Un prestito mal digerito
Chi ci presta i soldi chiede garanzie, soprattutto di sapere come verranno impiegati i tanti miliardi di euro e come verranno restituiti
Li stanno chiamando con diverse sigle o termini anglosassoni; sono differenti tra loro anche radicalmente, ma in buona sostanza stiamo parlando di strumenti finanziari che servirebbero a risollevare l’economia di quei Paesi comunitari che il Covid ha messo in ginocchio. Italia per prima.
Al di qua delle Alpi avremmo bisogno di diverse decine di miliardi di euro a brevissimo termine; molti di più per stare in piedi in un 2020 che si presenta oltremodo disgraziato. Ben che vada, perderemo il 10% della ricchezza prodotta, grossomodo tra i 150 e i 200 miliardi di euro. Ciò farà contenti i pochi profeti della decrescita felice, ma manderà sul lastrico centinaia di migliaia di imprese e molti più posti di lavoro.
Come averli, è condizione preliminare sul cosa poi farne. Ma il problema, per l’Italia, è che non si può indebitare più di quanto lo è già oggi, cioè 2.400 miliardi di euro sul groppone. L’Everest dei debiti pubblici mondiali che produce una valanga di interessi passivi da pagare ogni anno. Sempreché s’invogli con interessi ancor più alti i finanziatori a comprare nuove quote di debito di uno Stato che rischia di non farcela a restituirlo. Auguri.
Ebbene, i nostri governanti reclamano a gran voce l’attenzione e soprattutto i denari dei nostri partner europei. Aiutateci, dunque.
Qui esiste un problema preliminare: perché?, si chiede qualche capitale nordica, a cominciare da Berlino. È vero che la pandemia farà danni ovunque, ma la Germania, l’Olanda, l’Austria hanno i conti a posto, denaro messo via e una possibilità di indebitarsi a costo zero data la loro affidabilità e solidità economica. Insomma, è un problema vostro e non nostro.
Ma la solidarietà europea… ma il vantaggio comune… ma lo spirito che ci tiene uniti… ma le conseguenze che subirete pure voi… Per carità, tutto giusto. Però non dobbiamo dimenticarci di questa situazione: perché l’Italia in questi giorni ha chiesto – quasi preteso – molti soldi come se fossero dovuti. Non lo sono. Punto.

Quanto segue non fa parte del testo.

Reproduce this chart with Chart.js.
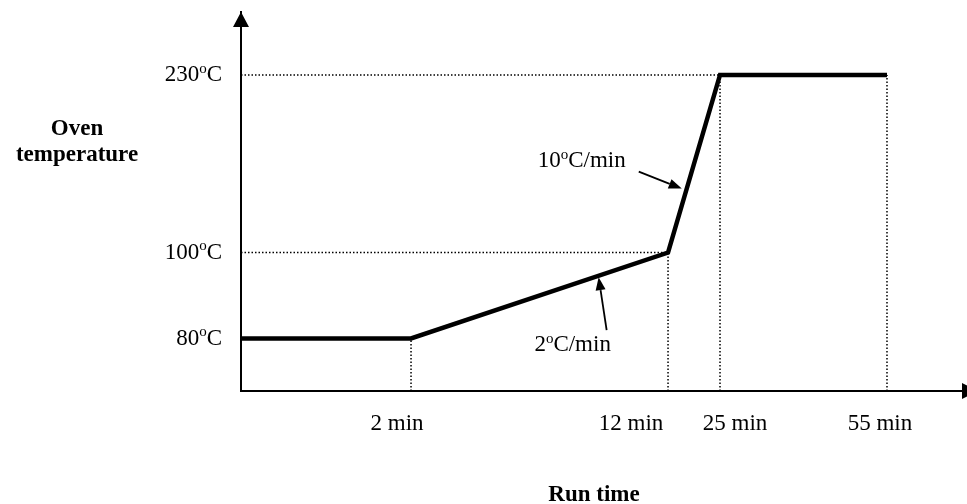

Se però emerge una volontà di rimanere tutti in un’identica barca senza buttare nessuno a mare, si affronta il secondo nodo della questione: un prestito o un’erogazione a fondo perduto? Se la seconda ipotesi può riguardare cifre molto contenute, è sul prestito che ci si accapiglia. Finanziariamente e politicamente.
L’Italia preme per obbligazioni di debito comuni, garantite da tutti. Di altro avviso sono alcuni dei Paesi che dovrebbero indebitarsi per favorire la nostra ripresa: non ne hanno voglia, dovrebbero adeguare le loro legislazioni, dovrebbero passare attraverso i loro parlamenti e opinioni pubbliche non particolarmente commosse dalla nostra situazione. Ed è il punto d’incontro tra queste due parti, che non si trova. La mediazione in cui ognuno cede qualcosa per venirsi incontro.

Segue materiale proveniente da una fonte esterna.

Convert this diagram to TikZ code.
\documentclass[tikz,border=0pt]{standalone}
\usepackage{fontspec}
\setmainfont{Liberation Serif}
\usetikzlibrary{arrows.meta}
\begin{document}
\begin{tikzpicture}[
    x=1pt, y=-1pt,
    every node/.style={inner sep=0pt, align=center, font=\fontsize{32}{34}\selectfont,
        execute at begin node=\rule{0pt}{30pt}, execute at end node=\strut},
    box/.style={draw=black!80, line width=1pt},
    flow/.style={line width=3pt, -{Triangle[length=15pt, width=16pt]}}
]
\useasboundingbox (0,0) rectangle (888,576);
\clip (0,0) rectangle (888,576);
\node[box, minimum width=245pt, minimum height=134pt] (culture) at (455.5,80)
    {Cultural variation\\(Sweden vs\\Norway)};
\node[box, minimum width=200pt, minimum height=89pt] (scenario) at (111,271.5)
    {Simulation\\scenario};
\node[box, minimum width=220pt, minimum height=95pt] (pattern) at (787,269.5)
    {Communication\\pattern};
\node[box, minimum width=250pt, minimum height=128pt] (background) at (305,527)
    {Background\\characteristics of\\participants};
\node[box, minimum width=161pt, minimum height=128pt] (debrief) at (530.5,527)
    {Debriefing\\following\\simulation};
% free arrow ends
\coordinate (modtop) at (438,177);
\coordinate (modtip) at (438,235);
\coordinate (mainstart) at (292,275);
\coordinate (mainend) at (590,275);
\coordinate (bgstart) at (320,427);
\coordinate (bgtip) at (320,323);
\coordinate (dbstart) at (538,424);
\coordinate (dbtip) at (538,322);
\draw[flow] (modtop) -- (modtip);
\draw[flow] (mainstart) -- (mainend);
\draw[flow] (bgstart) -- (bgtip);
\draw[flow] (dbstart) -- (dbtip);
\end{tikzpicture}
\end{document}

In buona sostanza, chi ci presta i soldi chiede garanzie, soprattutto di sapere come verranno impiegati i tanti miliardi di euro e come verranno restituiti; noi li chiediamo, ma non vogliamo alcun “controllo” esterno, tipo quello che alcuni anni fa fu applicato alla Grecia in modo quasi asfissiante. Insomma no a un commissariamento esterno dell’Italia intera, un po’ come fu il governo Monti nel 2011.

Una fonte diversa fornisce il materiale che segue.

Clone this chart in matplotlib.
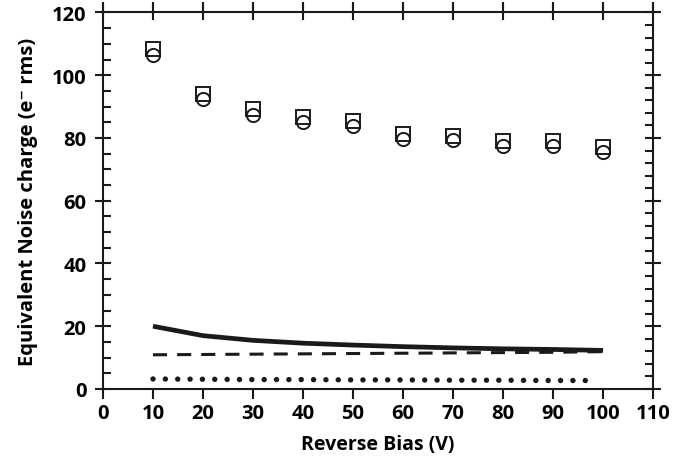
import numpy as np
import matplotlib
matplotlib.use("Agg")
from matplotlib import pyplot as plt
from matplotlib.ticker import MultipleLocator

plt.rcParams["font.family"] = ["Open Sans", "DejaVu Sans"]
plt.rcParams["font.weight"] = "bold"

bias = [10, 20, 30, 40, 50, 60, 70, 80, 90, 100]
enc_square = [108.3, 93.9, 89.3, 86.7, 85.5, 81.2, 80.7, 78.9, 78.9, 77.2]
enc_circle = [106.5, 92.3, 87.3, 85.2, 83.8, 79.8, 79.3, 77.4, 77.5, 75.5]
enc_solid = [20.0, 17.0, 15.5, 14.6, 14.0, 13.5, 13.1, 12.8, 12.6, 12.3]
enc_dashed = [10.9, 11.0, 11.1, 11.2, 11.3, 11.4, 11.5, 11.6, 11.7, 11.9]
dot_bias = [10, 20, 30, 40, 50, 60, 70, 80, 90, 97.6]
enc_dotted = [3.2, 3.1, 3.0, 3.0, 2.9, 2.9, 2.8, 2.8, 2.7, 2.7]

ink = "#1a1a1a"

fig = plt.figure(figsize=(6.94, 4.64), dpi=100)
ax = fig.add_axes([0.1484, 0.1595, 0.7926, 0.8115])

ax.plot(bias, enc_solid, "-", color=ink, lw=3.4, solid_capstyle="butt")
ax.plot(bias, enc_dashed, color=ink, lw=2.2, linestyle=(0, (4.6, 3.3)))
ax.plot(dot_bias, enc_dotted, color=ink, lw=3.9, linestyle=(0, (0.01, 2.27)),
        dash_capstyle="round")
ax.plot(bias, enc_square, "s", ms=10.5, mfc="none", mec=ink, mew=1.4)
ax.plot(bias, enc_circle, "o", ms=9.5, mfc="none", mec=ink, mew=1.4)

ax.set_xlim(0, 110)
ax.set_ylim(0, 120)
ax.xaxis.set_major_locator(MultipleLocator(10))
ax.yaxis.set_major_locator(MultipleLocator(20))
ax.yaxis.set_minor_locator(MultipleLocator(5))

for s in ax.spines.values():
    s.set_linewidth(1.5)
    s.set_color(ink)

ax.tick_params(axis="x", which="major", direction="out", length=7, width=1.5,
               color=ink, labelsize=14.5, pad=3, top=True)
ax.tick_params(axis="y", which="major", direction="inout", length=12, width=1.5,
               color=ink, labelsize=14.5, pad=6)
ax.tick_params(axis="y", which="minor", direction="in", length=6, width=1.5,
               color=ink)

# top ticks cross the frame
top = ax.secondary_xaxis("top")
top.xaxis.set_major_locator(MultipleLocator(10))
top.tick_params(direction="inout", length=12, width=1.5, color=ink,
                labeltop=False)
top.spines["top"].set_visible(False)

# right axis: major crossing, minor every 4
right = ax.secondary_yaxis("right")
right.yaxis.set_major_locator(MultipleLocator(20))
right.yaxis.set_minor_locator(MultipleLocator(4))
right.tick_params(which="major", direction="inout", length=12, width=1.5,
                  color=ink, labelright=False)
right.tick_params(which="minor", direction="in", length=6, width=1.5, color=ink)
right.spines["right"].set_visible(False)

ax.set_xlabel("Reverse Bias (V)", fontsize=14, fontweight="bold", labelpad=8)
ax.set_ylabel("Equivalent Noise charge (e\u207b rms)", fontsize=14.5,
              fontweight="bold", labelpad=10)

fig.savefig("out.png", dpi=100)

D’altronde, recenti scelte politiche non hanno per nulla favorito questo clima di fiducia nelle nostre scelte: non più tardi di due anni fa abbiamo aumentato il debito pubblico per dare pensioni in età più precoce (quota 100) e soldi a fondo perduto a chi era senza lavoro (reddito di cittadinanza). Allora bisogna capire che il contribuente tedesco, obbligato dal suo governo a ritardare l’età della pensione per esigenze di bilancio, fatica molto a digerire di prestare soldi al contribuente italiano per andare in pensione anticipata.
Una soluzione la troveremo, e sarà lessicale. Chi ci presta i soldi, otterrà quel che vorrà senza sbandierarlo al vento. Noi li riceveremo, chiamando il prestito in modo digeribile e cercando di ottenere condizioni meno gravose possibili.
Attenzione: se ci impuntiamo troppo per questioni politiche (interne), rischiamo di non portare a casa nulla. Se uno sogna l’Italexit e il ritorno della liretta, buona cosa. Per tutti gli altri, un disastro paragonabile all’ultima guerra mondiale.